Wednesday, November 18, 2009

YouTube Capable of 1080p Now (11-18-2009 Update)

Yes, YouTube now supports resolutions of up to 1080p. They've become very versatile now. Instead cramming everything into the same box, they now create a custom video based on your upload's settings. Here are some of the variables:

Player Size.
There are basically three sizes of players. The first is the smaller 640x360 box, with the description (or ads) to the right of the video. There's the SD sized player that's around 853x480. It's bigger, so you have to scroll down to view the description, or ads. You can toggle between those first two sizes by pressing the button at the top that looks like this:
The third player size is full screen. Obviously, the resolution depends on your own settings.

Video Resolution.
Many times, the file stored on YouTube's servers will be the native resolution of your video. This is very good. No need to have extra distorting because of an unnecessary resize. If you have a larger (HD) video, it will often be resized only for the lower quality version. The big one stays as is (it will be recompressed though). HD is now available at resolutions of up to 1920x1080. And like the other sizes, you will still get a custom size based on your video.

I'm pretty sure everything is converted to AVC (H.264) now. YouTube's quality has improved dramatically because of that one change. So what will your video end up like in the end? I'll admit, I don't pay as much attention to that anymore, because they're doing a much better job in quality. But basically, if your video is really small, or slow moving (i.e. screen captures / still images / animation), you just get a normal quality video, probably of that same resolution. Even though you may not have the HQ button, these videos can actually look pretty nice. I've done screen captures that end up as 852x480 videos, even in normal quality! If your video requires a little more bandwidth, they'll assign you an HQ video. If you like the badge of honor of having the button, you'll be happy. But don't worry; even the normal quality videos can look quite good now.

And what's the other option? Oh yeah, HD! For 720p videos, the video bitrate is increased to about 2,500kbps; and for 1080p it can go as high as 5,000kbps! For internet video that's pretty darn good. I should mention there's a downside to HD: compatibility. There are still many, many, users whose PC's (laptops especially) or internet connection speeds aren't up to par to handle HD. So don't count on all your viewers to watch in HD. But it still is neat that it's there. Give it a couple years, we'll get there. One more thing: if you decide to go with 1080p, remember that in widescreen there are 1,152,000 more pixels than with 720p. So it will take you longer to render, and upload if you increase the bitrate to account for those extra pixels. If you're in a hurry to get a video out, you may want to reconsider.

Audio is the one constant. It becomes a 44.1Khz 128k AAC. So don't worry about inferior audio just because you don't have an HQ/HD button.

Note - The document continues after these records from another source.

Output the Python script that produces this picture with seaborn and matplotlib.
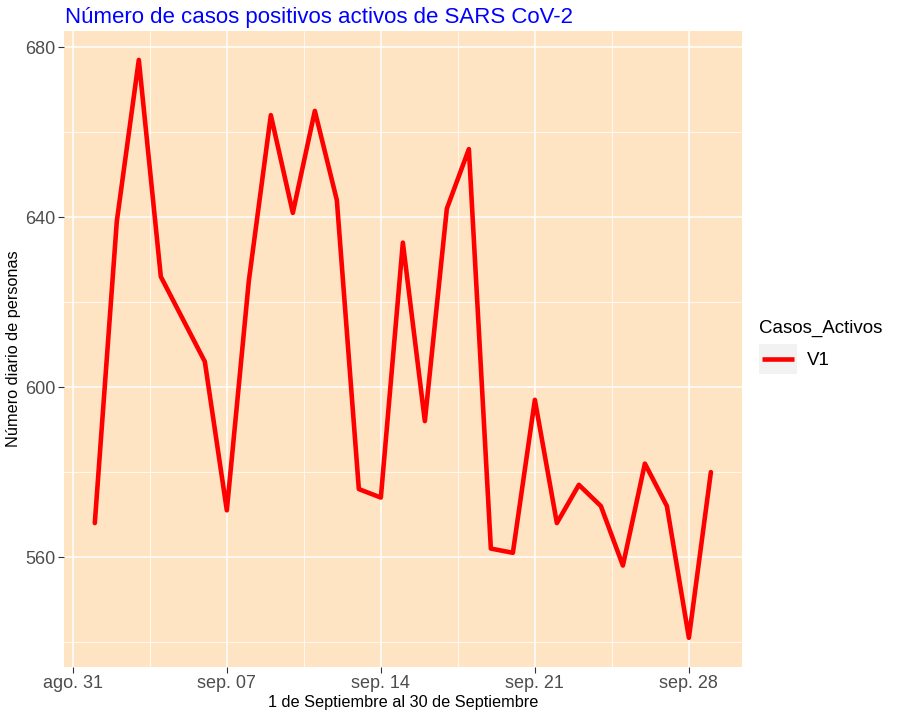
import matplotlib
matplotlib.use("Agg")
import matplotlib.pyplot as plt
import matplotlib.dates as mdates
from matplotlib.patches import Rectangle
from matplotlib.lines import Line2D
from matplotlib.legend_handler import HandlerLine2D
from matplotlib.ticker import FixedLocator
import seaborn as sns
import pandas as pd
import numpy as np

# ---------------- data ----------------
fechas = pd.date_range("2020-09-01", "2020-09-29", freq="D")
casos_activos = [568, 639, 677, 626, 616, 606, 571, 625, 664, 641,
                 665, 644, 576, 574, 634, 592, 642, 656, 562, 561,
                 597, 568, 577, 572, 558, 582, 572, 541, 580]
serie = ["V1"] * len(casos_activos)
x_tick_dates = ["2020-08-31", "2020-09-07", "2020-09-14", "2020-09-21", "2020-09-28"]
x_tick_labels = ["ago. 31", "sep. 07", "sep. 14", "sep. 21", "sep. 28"]
y_ticks = [560, 600, 640, 680]

titulo = "Número de casos positivos activos de SARS CoV-2"
etiqueta_x = "1 de Septiembre al 30 de Septiembre"
etiqueta_y = "Número diario de personas"
titulo_leyenda = "Casos_Activos"

df = pd.DataFrame({"Fecha": fechas, "Casos": casos_activos, "Casos_Activos": serie})

# ---------------- style ----------------
sns.set_theme(style="darkgrid", rc={
    "axes.facecolor": "#FFE4C4",
    "grid.color": "white",
    "axes.edgecolor": "none",
    "xtick.bottom": True,
    "ytick.left": True,
})
plt.rcParams["font.family"] = ["Liberation Sans", "DejaVu Sans"]

fig = plt.figure(figsize=(9, 7.2), dpi=100)
ax = fig.add_axes([64 / 900, 1 - 666.7 / 720, (741.7 - 64) / 900, (666.7 - 31) / 720])

sns.lineplot(data=df, x="Fecha", y="Casos", hue="Casos_Activos",
             palette={"V1": "#FF0000"}, linewidth=3.3, ax=ax)

# limits with 5% expansion (ggplot default)
xnum = mdates.date2num(df["Fecha"])
xr = xnum.max() - xnum.min()
ax.set_xlim(xnum.min() - 0.05 * xr, xnum.max() + 0.05 * xr)
yv = np.array(casos_activos)
yr = yv.max() - yv.min()
ax.set_ylim(yv.min() - 0.05 * yr, yv.max() + 0.05 * yr)

# ticks
maj_x = mdates.date2num(pd.to_datetime(x_tick_dates))
ax.xaxis.set_major_locator(FixedLocator(maj_x))
ax.set_xticklabels(x_tick_labels)
ax.xaxis.set_minor_locator(FixedLocator((maj_x[:-1] + maj_x[1:]) / 2))
ax.yaxis.set_major_locator(FixedLocator(y_ticks))
ax.yaxis.set_minor_locator(FixedLocator([(a + b) / 2 for a, b in zip([520] + y_ticks, y_ticks + [720])]))

ax.grid(which="major", color="white", linewidth=1.1)
ax.grid(which="minor", color="white", linewidth=0.55)
ax.tick_params(which="major", length=4, width=0.8, color="#333333",
               labelsize=13, labelcolor="#4D4D4D", pad=2)
ax.tick_params(which="minor", length=0)

ax.set_title(titulo, loc="left", color="#0000FF", fontsize=16, pad=6, x=0.001)
ax.set_xlabel(etiqueta_x, fontsize=11.7, color="black", labelpad=2)
ax.set_ylabel(etiqueta_y, fontsize=11.7, color="black", labelpad=3)


# legend with ggplot-like grey key background
class KeyHandler(HandlerLine2D):
    def create_artists(self, legend, orig_handle, xdescent, ydescent,
                       width, height, fontsize, trans):
        r = Rectangle((-xdescent, -ydescent), width, height,
                      facecolor="#F2F2F2", edgecolor="none", transform=trans)
        y = -ydescent + height / 2
        l = Line2D([-xdescent + 0.08 * width, -xdescent + 0.92 * width], [y, y],
                   color=orig_handle.get_color(), linewidth=3.3,
                   solid_capstyle="butt", transform=trans)
        return [r, l]


old = ax.get_legend()
handles = list(old.legend_handles)
labels = [t.get_text() for t in old.get_texts()]
old.remove()

fs_px = 13.5 * 100 / 72
leg = ax.legend(handles, labels, title=titulo_leyenda, loc="center left",
                bbox_to_anchor=((759 - 64) / 677.7, 0.503), frameon=False,
                fontsize=13.5, title_fontsize=13.5, alignment="left",
                handlelength=38 / fs_px, handleheight=39 / fs_px,
                handletextpad=10 / fs_px, borderpad=0.0, borderaxespad=0.0,
                labelspacing=0.4,
                handler_map={Line2D: KeyHandler()})
leg.get_title().set_color("black")
for t in leg.get_texts():
    t.set_color("black")

fig.savefig("out.png", dpi=100)
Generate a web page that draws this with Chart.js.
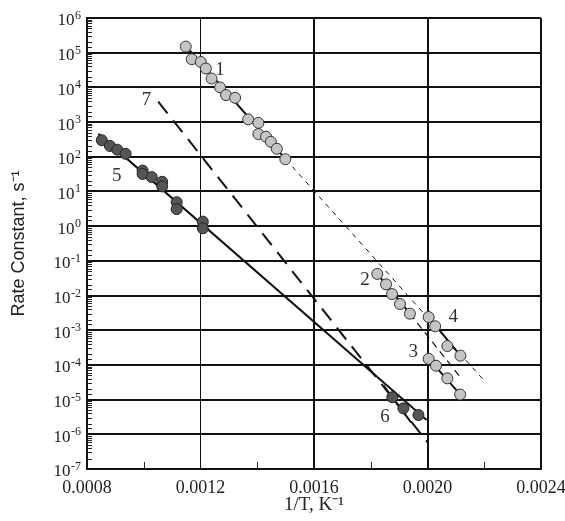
<!DOCTYPE html>
<html>
<head>
<meta charset="utf-8">
<script src="https://cdn.jsdelivr.net/npm/chart.js@4/dist/chart.umd.min.js"></script>
<style>
html, body { margin: 0; padding: 0; background: #fff; }
#wrap { width: 565px; height: 521px; }
</style>
</head>
<body>
<div id="wrap"><canvas id="rateChart"></canvas></div>
<script>
// Data (1/T in K^-1, rate constant in s^-1)
const s1X = [0.001148, 0.001169, 0.001201, 0.001219, 0.001239, 0.001269, 0.00129, 0.001322, 0.001368, 0.001404, 0.001404, 0.001431, 0.001448, 0.001469, 0.001499];
const s1Y = [1.5e5, 6.5e4, 5.4e4, 3.5e4, 1.8e4, 1.0e4, 6.0e3, 5.0e3, 1.2e3, 9.5e2, 4.5e2, 3.8e2, 2.7e2, 1.7e2, 85];
const s2X = [0.001823, 0.001854, 0.001875, 0.001903, 0.001938];
const s2Y = [0.042, 0.021, 0.011, 0.0057, 0.003];
const s3X = [0.002004, 0.00203, 0.00207, 0.002115];
const s3Y = [1.5e-4, 9.5e-5, 4.1e-5, 1.4e-5];
const s4X = [0.002004, 0.002027, 0.00207, 0.002116];
const s4Y = [2.4e-3, 1.3e-3, 3.5e-4, 1.85e-4];
const s5X = [0.000852, 0.000881, 0.000907, 0.000936, 0.000996, 0.000996, 0.001028, 0.001065, 0.001065, 0.001116, 0.001116, 0.001208, 0.001208];
const s5Y = [300, 205, 160, 122, 40, 32, 26, 19, 14, 4.9, 3.1, 1.35, 0.87];
const s6X = [0.001876, 0.001915, 0.001968];
const s6Y = [1.17e-5, 5.6e-6, 3.6e-6];

// fitted lines (end points)
const line1X = [0.00115, 0.0015],     line1Y = [1.5e5, 85];
const line1ExtX = [0.0015, 0.0022],   line1ExtY = [85, 3.5e-5];
const line2X = [0.001823, 0.001938],  line2Y = [0.042, 0.003];
const line2ExtX = [0.001938, 0.00212], line2ExtY = [0.003, 4e-5];
const line3X = [0.002004, 0.002116],  line3Y = [1.5e-4, 1.4e-5];
const line4X = [0.002004, 0.002116],  line4Y = [2.4e-3, 1.85e-4];
const line5X = [0.00084, 0.001997],   line5Y = [457, 2.6e-6];
const line6X = [0.001844, 0.001942],  line6Y = [2.6e-5, 2.2e-6];
const line7X = [0.001051, 0.002003],  line7Y = [3.9e3, 5.5e-7];

// axis ticks
const xMin = 0.0008, xMax = 0.0024, xStep = 0.0004;
const xMinorTicks = [0.0010, 0.0014, 0.0018, 0.0022];
const yMin = 1e-7, yMax = 1e6;

// curve numbers written on the plot
const curveLabels = [
    { text: '1', x: 0.001269, y: 3.2e4 },
    { text: '2', x: 0.00178, y: 0.028 },
    { text: '3', x: 0.00195, y: 2.4e-4 },
    { text: '4', x: 0.002091, y: 2.45e-3 },
    { text: '5', x: 0.000905, y: 28 },
    { text: '6', x: 0.00185, y: 3.2e-6 },
    { text: '7', x: 0.00101, y: 4.4e3 }
];

function pts(xs, ys) {
    return xs.map((x, i) => ({ x: x, y: ys[i] }));
}
function isDecade(v) {
    const e = Math.log10(v);
    return Math.abs(e - Math.round(e)) < 1e-6;
}
function near(a, b) {
    return Math.abs(a - b) < 1e-9;
}

const light = { backgroundColor: '#c4c4c4', borderColor: '#333', borderWidth: 1, pointRadius: 5.5, showLine: false, order: 0 };
const dark = { backgroundColor: '#555', borderColor: '#222', borderWidth: 1, pointRadius: 5.5, showLine: false, order: 0 };

function lineSet(xs, ys, width, dash) {
    return {
        data: pts(xs, ys),
        showLine: true,
        pointRadius: 0,
        borderColor: '#111',
        borderWidth: width,
        borderDash: dash || [],
        fill: false,
        order: 1
    };
}

const SERIF = '"Liberation Serif", "Times New Roman", serif';

// y tick labels as 10 with a raised exponent, minor ticks inside the frame, curve numbers
const extrasPlugin = {
    id: 'extras',
    afterDatasetsDraw(chart) {
        const ctx = chart.ctx;
        const xs = chart.scales.x, ys = chart.scales.y;
        const area = chart.chartArea;
        ctx.save();
        ctx.strokeStyle = '#222';
        ctx.lineWidth = 1;
        ys.ticks.forEach(t => {
            if (isDecade(t.value)) return;
            const py = Math.round(ys.getPixelForValue(t.value)) + 0.5;
            ctx.beginPath();
            ctx.moveTo(area.left, py);
            ctx.lineTo(area.left + 5, py);
            ctx.stroke();
        });
        xMinorTicks.forEach(v => {
            const px = Math.round(xs.getPixelForValue(v)) + 0.5;
            ctx.beginPath();
            ctx.moveTo(px, area.bottom);
            ctx.lineTo(px, area.bottom - 7);
            ctx.stroke();
        });

        // decade labels
        ctx.fillStyle = '#222';
        ys.ticks.forEach(t => {
            if (!isDecade(t.value)) return;
            const e = String(Math.round(Math.log10(t.value)));
            const py = ys.getPixelForValue(t.value);
            ctx.font = '12px ' + SERIF;
            const ew = ctx.measureText(e).width;
            const right = area.left - 6;
            ctx.textAlign = 'left';
            ctx.textBaseline = 'alphabetic';
            ctx.fillText(e, right - ew, py + 1);
            ctx.font = '17px ' + SERIF;
            ctx.textAlign = 'right';
            ctx.textBaseline = 'middle';
            ctx.fillText('10', right - ew - 0.5, py + 3);
        });

        ctx.fillStyle = '#333';
        ctx.font = '19px ' + SERIF;
        ctx.textAlign = 'center';
        ctx.textBaseline = 'middle';
        curveLabels.forEach(l => {
            ctx.fillText(l.text, xs.getPixelForValue(l.x), ys.getPixelForValue(l.y));
        });
        ctx.restore();
    }
};

const serif = { family: SERIF, size: 18 };

new Chart(document.getElementById('rateChart'), {
    type: 'scatter',
    data: {
        datasets: [
            Object.assign({ data: pts(s1X, s1Y) }, light),
            Object.assign({ data: pts(s2X, s2Y) }, light),
            Object.assign({ data: pts(s3X, s3Y) }, light),
            Object.assign({ data: pts(s4X, s4Y) }, light),
            Object.assign({ data: pts(s5X, s5Y) }, dark),
            Object.assign({ data: pts(s6X, s6Y) }, dark),
            lineSet(line1X, line1Y, 2),
            lineSet(line1ExtX, line1ExtY, 1, [5, 5]),
            lineSet(line2X, line2Y, 2),
            lineSet(line2ExtX, line2ExtY, 1.2, [7, 5]),
            lineSet(line3X, line3Y, 2),
            lineSet(line4X, line4Y, 2),
            lineSet(line5X, line5Y, 2),
            lineSet(line6X, line6Y, 2),
            lineSet(line7X, line7Y, 2, [15, 9])
        ]
    },
    options: {
        responsive: true,
        maintainAspectRatio: false,
        animation: false,
        layout: { padding: { top: 18, right: 24, left: 0, bottom: 0 } },
        plugins: {
            legend: { display: false },
            tooltip: { enabled: false }
        },
        scales: {
            x: {
                type: 'linear',
                min: xMin,
                max: xMax,
                afterFit: s => { s.height = 52; s.paddingLeft = 0; s.paddingRight = 0; },
                ticks: {
                    stepSize: xStep,
                    color: '#222',
                    font: serif,
                    padding: 8,
                    maxRotation: 0,
                    callback: v => v.toFixed(4)
                },
                grid: {
                    drawTicks: false,
                    color: '#111',
                    lineWidth: c => (c.tick && near(c.tick.value, 0.0012)) ? 1 : 2
                },
                border: { color: '#111', width: 2 },
                title: {
                    display: true,
                    text: '1/T, K\u207B\u00B9',
                    color: '#222',
                    font: { family: SERIF, size: 19 },
                    padding: { top: 0, bottom: 5 }
                }
            },
            y: {
                type: 'logarithmic',
                min: yMin,
                max: yMax,
                afterFit: s => { s.width = 87; s.paddingTop = 0; s.paddingBottom = 0; },
                ticks: {
                    autoSkip: false,
                    font: serif,
                    padding: 5,
                    callback: () => ''
                },
                grid: {
                    drawTicks: false,
                    color: c => (c.tick && isDecade(c.tick.value)) ? '#111' : 'rgba(0,0,0,0)',
                    lineWidth: 2
                },
                border: { color: '#111', width: 2 },
                title: {
                    display: true,
                    text: 'Rate Constant, s\u207B\u00B9',
                    color: '#222',
                    font: { family: '"Liberation Sans", Arial, sans-serif', size: 18 },
                    padding: { top: 8, bottom: 0 }
                }
            }
        }
    },
    plugins: [extrasPlugin]
});
</script>
</body>
</html>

Uploading Recommendations.
You really don't have to do anything crazy anymore. YT actually has good advice on their help page. ;) Keep it as close to the original as possible. Just be sure you're uploading progressive frames. Either deinterlace of inverse telecine if interlacing is visible in your video. Here is a link to a video describing interlacing and how to convert to progressive. Crop out any bars/pillars on the top/bottom/side.

For high quality audio I still recommend uncompressed (PCM), or losslessly compressed (Apple Lossless for example) streams. For extra care, you can render your audio at a 44.1Khz sampling rate (since most video cameras sample at 48Khz). Theoretically it wouldn't be as good to render 48Khz compressed (AAC or MP3) sound, then have YT decode it, then recompress to another sampling rate and bitrate. Not all programs give you the option for lossless audio, especially if you're rendering to MP4. So you may just have to pick the highest bitrate you can.

In my opinion, it's probably more important to produce your video well than to use some magic upload settings. Light it well so you don't have a noisy image. Use a microphone. Study up on quality video production. Garbage in, garbage out.


Nintendo Maniac 64 said...

One thing I noticed you never state is that the CamStudio Lossless codec is actually compatible with YouTube. For those of us that are quality nuts or just have a fast connection or are very patient, this is THE video codec to use for maximum quality.

...however, you then need to look out for that 2GB filesize limit XD

Also you should mention that YouTube accepts FLAC (but not Wavpack).

And you need a warning saying that YouTube won't encode higher than 360p if you use an MKV container (no idea WHY...)

Nintendo Maniac 64 said...

...oh the irony, MKV actually works perfectly now XD

and I just tested it a month ago!

So yeah, forget the MKV part.

NerdWithNoLife said...

@Nintendo Maniac 64 - MKV is excellent. Too bad MP4 continues to be a finicky container that makes us jump through hoops to meet the standards, not unlike MPEG2.